** begin Records provided **

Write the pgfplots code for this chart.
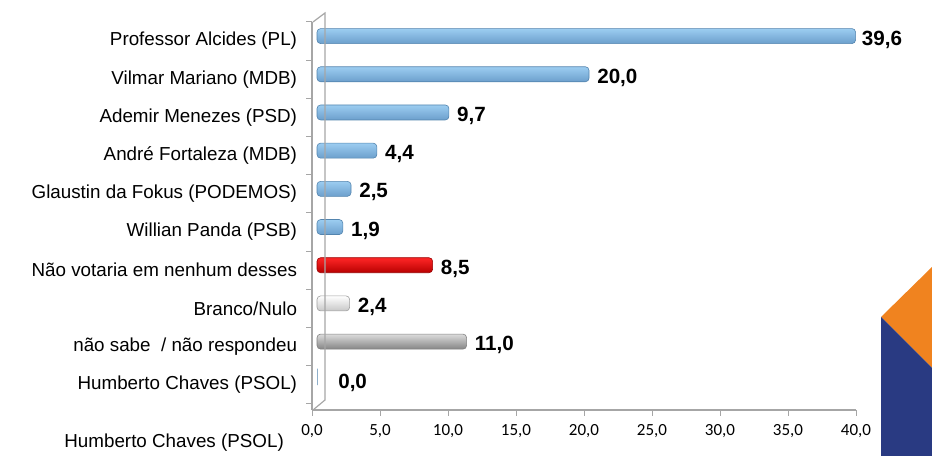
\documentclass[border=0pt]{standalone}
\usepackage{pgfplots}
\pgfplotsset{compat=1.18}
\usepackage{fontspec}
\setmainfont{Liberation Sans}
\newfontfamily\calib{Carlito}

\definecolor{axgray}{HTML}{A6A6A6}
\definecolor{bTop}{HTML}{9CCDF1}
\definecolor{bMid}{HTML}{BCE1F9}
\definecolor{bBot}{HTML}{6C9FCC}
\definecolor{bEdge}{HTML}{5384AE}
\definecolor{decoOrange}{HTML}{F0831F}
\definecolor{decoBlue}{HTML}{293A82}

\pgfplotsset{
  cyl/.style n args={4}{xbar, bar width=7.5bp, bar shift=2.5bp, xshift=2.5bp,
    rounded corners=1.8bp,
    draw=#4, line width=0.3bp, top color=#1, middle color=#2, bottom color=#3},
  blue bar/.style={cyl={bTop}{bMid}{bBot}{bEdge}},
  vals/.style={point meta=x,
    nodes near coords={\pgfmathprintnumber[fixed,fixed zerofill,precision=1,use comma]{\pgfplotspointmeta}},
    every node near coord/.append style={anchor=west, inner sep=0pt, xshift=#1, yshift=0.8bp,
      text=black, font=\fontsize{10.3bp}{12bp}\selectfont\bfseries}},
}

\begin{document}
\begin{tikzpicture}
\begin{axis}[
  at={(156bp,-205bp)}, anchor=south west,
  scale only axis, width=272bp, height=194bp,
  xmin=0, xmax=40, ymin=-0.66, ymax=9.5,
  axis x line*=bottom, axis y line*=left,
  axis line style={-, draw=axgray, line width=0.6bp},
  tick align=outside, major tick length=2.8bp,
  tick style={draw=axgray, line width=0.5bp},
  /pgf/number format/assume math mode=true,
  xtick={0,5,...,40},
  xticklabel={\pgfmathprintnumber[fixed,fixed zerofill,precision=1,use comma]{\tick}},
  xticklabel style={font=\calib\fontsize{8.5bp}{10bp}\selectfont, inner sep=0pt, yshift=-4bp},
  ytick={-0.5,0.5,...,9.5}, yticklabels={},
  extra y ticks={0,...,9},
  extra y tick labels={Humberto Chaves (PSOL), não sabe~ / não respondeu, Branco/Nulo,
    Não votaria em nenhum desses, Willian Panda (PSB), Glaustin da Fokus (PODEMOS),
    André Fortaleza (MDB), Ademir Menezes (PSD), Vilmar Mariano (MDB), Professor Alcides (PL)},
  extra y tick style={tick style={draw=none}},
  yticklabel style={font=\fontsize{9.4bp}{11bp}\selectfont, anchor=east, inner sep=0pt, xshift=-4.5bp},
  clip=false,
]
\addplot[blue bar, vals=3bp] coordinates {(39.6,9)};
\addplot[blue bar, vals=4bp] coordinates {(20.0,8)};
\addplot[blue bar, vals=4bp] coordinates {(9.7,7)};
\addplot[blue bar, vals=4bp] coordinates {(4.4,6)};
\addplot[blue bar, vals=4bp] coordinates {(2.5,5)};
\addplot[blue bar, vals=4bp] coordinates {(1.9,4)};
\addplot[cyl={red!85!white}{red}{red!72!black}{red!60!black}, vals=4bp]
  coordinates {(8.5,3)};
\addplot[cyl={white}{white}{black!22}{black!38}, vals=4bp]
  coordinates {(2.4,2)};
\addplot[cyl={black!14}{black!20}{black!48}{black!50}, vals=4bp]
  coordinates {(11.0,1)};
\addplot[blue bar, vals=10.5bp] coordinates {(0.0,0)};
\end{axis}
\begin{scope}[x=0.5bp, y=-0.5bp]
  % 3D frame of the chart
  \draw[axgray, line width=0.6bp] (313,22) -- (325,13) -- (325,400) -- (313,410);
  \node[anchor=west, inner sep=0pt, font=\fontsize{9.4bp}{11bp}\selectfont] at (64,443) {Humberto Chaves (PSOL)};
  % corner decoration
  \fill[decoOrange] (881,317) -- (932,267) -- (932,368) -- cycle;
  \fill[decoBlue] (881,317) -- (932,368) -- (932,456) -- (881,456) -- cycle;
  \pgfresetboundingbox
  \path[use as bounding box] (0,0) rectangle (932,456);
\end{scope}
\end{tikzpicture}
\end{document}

** end Records provided **
** begin Records provided **

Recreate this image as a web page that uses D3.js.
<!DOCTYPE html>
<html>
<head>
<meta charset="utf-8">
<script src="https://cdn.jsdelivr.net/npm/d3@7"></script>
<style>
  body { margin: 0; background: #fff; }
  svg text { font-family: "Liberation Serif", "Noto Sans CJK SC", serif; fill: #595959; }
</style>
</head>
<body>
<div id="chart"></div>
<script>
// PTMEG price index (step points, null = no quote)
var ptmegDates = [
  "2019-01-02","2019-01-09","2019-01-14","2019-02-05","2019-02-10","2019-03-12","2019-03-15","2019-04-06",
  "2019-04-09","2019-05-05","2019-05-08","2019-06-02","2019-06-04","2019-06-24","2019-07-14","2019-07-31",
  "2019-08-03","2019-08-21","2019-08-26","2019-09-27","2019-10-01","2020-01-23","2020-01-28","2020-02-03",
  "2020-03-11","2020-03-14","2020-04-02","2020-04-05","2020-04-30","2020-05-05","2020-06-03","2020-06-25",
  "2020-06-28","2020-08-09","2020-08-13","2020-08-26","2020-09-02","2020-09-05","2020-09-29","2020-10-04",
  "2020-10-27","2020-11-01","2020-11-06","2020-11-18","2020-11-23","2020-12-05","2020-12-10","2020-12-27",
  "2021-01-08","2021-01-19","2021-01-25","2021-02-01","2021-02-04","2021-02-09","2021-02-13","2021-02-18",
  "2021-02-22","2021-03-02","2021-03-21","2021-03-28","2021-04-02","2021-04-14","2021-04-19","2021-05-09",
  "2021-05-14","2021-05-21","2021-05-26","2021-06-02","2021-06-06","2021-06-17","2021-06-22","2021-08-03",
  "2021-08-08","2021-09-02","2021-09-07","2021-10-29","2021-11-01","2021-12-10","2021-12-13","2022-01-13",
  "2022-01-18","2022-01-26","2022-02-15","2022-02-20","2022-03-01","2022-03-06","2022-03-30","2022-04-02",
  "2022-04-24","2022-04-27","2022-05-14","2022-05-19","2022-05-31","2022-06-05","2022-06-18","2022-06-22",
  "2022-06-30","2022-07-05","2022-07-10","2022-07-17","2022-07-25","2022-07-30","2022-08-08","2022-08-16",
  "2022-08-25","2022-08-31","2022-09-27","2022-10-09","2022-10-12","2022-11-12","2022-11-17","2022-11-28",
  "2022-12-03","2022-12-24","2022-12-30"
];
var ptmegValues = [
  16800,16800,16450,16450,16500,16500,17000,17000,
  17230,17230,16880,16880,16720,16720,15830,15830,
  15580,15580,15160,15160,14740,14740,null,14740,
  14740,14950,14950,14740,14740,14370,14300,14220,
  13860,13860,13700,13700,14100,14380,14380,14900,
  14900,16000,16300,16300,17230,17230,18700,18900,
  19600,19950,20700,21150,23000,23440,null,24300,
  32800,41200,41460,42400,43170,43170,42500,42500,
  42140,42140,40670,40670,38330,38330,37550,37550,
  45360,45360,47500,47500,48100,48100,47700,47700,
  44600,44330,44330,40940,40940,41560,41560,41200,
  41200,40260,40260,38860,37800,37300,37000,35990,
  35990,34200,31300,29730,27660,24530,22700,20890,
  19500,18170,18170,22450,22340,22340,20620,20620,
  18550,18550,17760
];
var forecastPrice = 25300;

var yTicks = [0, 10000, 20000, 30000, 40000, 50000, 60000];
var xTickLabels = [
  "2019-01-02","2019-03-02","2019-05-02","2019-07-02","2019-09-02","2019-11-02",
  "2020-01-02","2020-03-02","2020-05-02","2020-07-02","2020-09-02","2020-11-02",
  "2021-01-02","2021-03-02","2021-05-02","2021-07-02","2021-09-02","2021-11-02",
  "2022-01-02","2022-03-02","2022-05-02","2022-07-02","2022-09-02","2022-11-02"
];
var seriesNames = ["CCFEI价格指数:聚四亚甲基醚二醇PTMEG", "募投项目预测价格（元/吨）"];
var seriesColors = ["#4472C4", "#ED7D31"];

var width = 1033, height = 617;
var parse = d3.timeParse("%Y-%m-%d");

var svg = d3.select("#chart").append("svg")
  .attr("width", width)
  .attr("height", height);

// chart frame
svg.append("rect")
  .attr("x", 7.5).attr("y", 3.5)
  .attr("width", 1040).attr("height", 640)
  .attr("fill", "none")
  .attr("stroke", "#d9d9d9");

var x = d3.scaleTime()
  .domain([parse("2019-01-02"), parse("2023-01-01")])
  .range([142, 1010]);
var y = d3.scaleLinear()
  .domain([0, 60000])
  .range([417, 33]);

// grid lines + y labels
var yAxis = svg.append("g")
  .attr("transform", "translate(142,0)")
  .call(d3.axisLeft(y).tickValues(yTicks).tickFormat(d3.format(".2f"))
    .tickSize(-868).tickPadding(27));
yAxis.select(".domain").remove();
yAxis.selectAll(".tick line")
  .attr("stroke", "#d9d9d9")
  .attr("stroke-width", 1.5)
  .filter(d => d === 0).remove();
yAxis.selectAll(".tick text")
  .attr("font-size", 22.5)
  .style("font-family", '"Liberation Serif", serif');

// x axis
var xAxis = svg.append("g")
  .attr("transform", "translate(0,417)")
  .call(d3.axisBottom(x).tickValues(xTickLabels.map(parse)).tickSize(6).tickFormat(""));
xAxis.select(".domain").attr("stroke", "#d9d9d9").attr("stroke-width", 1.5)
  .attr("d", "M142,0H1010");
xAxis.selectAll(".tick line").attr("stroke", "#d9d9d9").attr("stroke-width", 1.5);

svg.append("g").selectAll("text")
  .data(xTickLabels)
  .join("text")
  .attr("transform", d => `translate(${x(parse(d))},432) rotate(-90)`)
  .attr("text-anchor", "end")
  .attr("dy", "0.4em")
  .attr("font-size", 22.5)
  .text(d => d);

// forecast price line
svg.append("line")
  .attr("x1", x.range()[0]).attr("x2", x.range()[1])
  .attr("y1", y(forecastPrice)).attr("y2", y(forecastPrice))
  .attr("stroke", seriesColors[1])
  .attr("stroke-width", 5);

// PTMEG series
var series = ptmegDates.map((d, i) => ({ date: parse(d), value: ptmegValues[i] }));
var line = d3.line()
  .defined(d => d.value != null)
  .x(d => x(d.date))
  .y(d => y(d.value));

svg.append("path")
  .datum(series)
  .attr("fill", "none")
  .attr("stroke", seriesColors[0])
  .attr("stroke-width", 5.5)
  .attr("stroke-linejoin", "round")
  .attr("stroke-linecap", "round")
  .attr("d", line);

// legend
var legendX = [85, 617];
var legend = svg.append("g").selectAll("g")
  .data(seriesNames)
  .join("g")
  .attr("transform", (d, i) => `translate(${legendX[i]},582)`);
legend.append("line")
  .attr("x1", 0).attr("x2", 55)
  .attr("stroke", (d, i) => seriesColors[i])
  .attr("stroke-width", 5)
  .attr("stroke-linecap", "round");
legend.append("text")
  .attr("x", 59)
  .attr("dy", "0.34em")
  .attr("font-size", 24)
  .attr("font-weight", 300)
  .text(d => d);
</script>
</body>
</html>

** end Records provided **
** begin Records provided **

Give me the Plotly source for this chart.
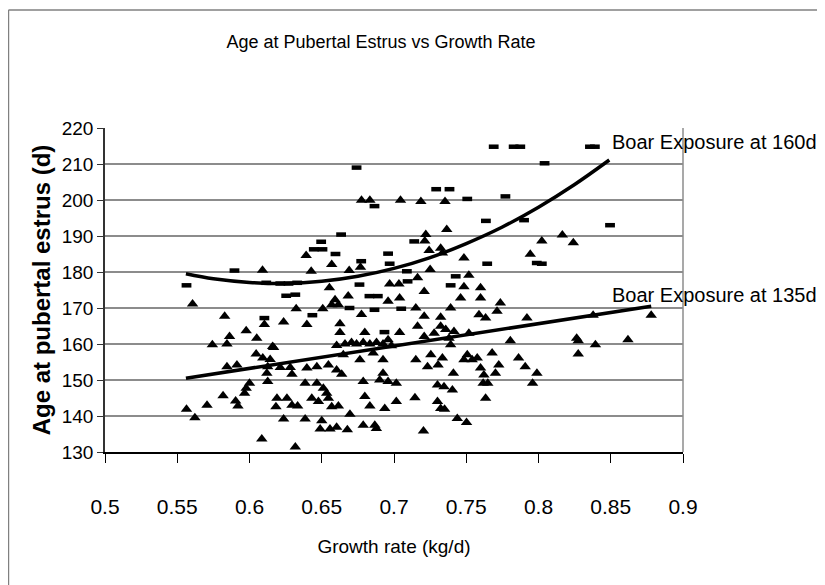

** end Records provided **

In the entries above, find the lines containing the word "chart" and say how many there are, with no other words.

6